Fed Puts Markets on Notice:Possible Discontinuation of 24/7 Happy Hour

Hitler will send no warning- so always carry your gas mask” – British Ministry of Home Security poster circa the Sitzkrieg* (October 1939-April 1940)

The economy is already wearing an over sized Fed tailored suit and now the market is worried that the Fed might “taper” that suit.

Here is what the Fed has already thrown on for size:

Purchases of mortgage backed securities (MBS’s) and U.S. Treasuries (Treasuries)
QE1 $600+ Billion
QE2 $600 Billion
QE3 $480 Billion
QE3 + (infinity)$1 trillion+ annualized
QE infinity “tapered” to $65 billion per month =$780 billion annualized

As you can see, even if the Fed were to cut back their purchases they would still be buying a monumental amount of MBS’s and Treasuries as their war on the US dollar continues in a vain attempt to keep interest rate low.

When the Fed first launched QE1 and subsequent iterations, gold and silver soared in anticipation of future price inflation. It took three rounds of QE before the price of stocks and real estate finally responded. Since price inflation has remained nascent in spite of a couple trillion worth of QE, gold and silver recently nose dived (you can blame manipulation on the price declines but the markets would have snapped back if they didn’t believe the “look there is not inflation” narrative, but then how to explain the surge in the purchase of physical and gold and silver-I digress, gold and silver manipulation is not the subject of this post – see GATA for more on that topic)

One point is very clear- if you were worried about inflation when the Fed launched an unprecedented $600 billion QE program, you shouldn’t be any less concerned when the Fed after blowing over $2 trillion threatens to “taper” QE to just seven hundred or so billion a year. The “QE worked and there is no inflation” victory lap is a bit premature because there is no Fed exit.

If the Fed slows down bond purchases, not to mention stops them altogether, bond yields will increase, borrowing costs for home purchasers and the debt laden U.S. will increase and the stock market will most likely “correct” or crash. Notice what has happened to yields since the taper talk started – they are now at 14 month highs and that’s from just talk. The stock market and real estate market are still rolling along, but for how long?

If Fed actually tapered and interest rates rose and the stock market fell, the Fed would probably immediately reverse course and increase the size of QE -i.e open the bar back up 24/7 and start paying people to drink there.

The beneficiaries of Fed policy – the U.S. Government, too big to fail banks, the stock and real estate markets – are so used to the economy wearing such a big suit bloated with QE stimulus, they’d freeze to death without it. Axel Merk calls the seeming permanence of QE the “new normal”.
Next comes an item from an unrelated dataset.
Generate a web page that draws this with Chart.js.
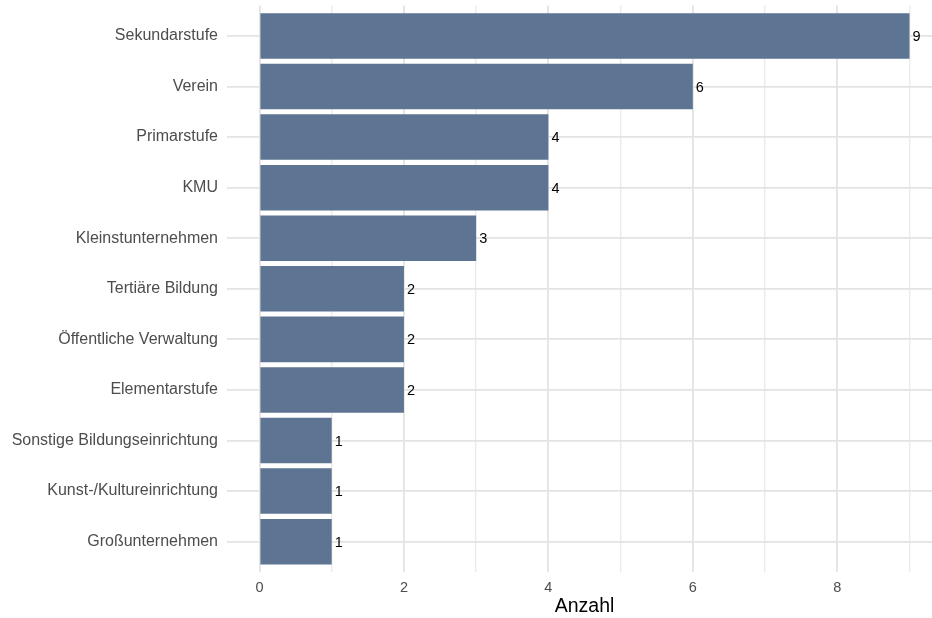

The first round of QE was extraordinary measure in 2008, but now it’s a permanent feature of the sluggish U.S. economy.

Stop Making Sense?

The Fed knows that things stop making sense when they stray too far from normal. The novelty of QE has worn off and the Fed is aware that if they keep it up too long the novelty becomes a joke and confidence in the dollar will be lost, so they talk taper and act like they are not going to wear the QE suit forever. But they know the markets now demand it and are dependent on it. Thus the Fed’s No Exit dilemma. At some point the Fed will either print one dollar too many and confidence will be lost, or they will print one less dollar and support for the economy will vanish.

The resolution of the Fed’s No Exit dilemma will come without warning, so have your gas masks ready at all times.

The road does not go on forever.

*the early phase of World War II when war had been declared and no real battles ensued for months, luring some into a false sense of security that the war wouldn’t be that bad after all.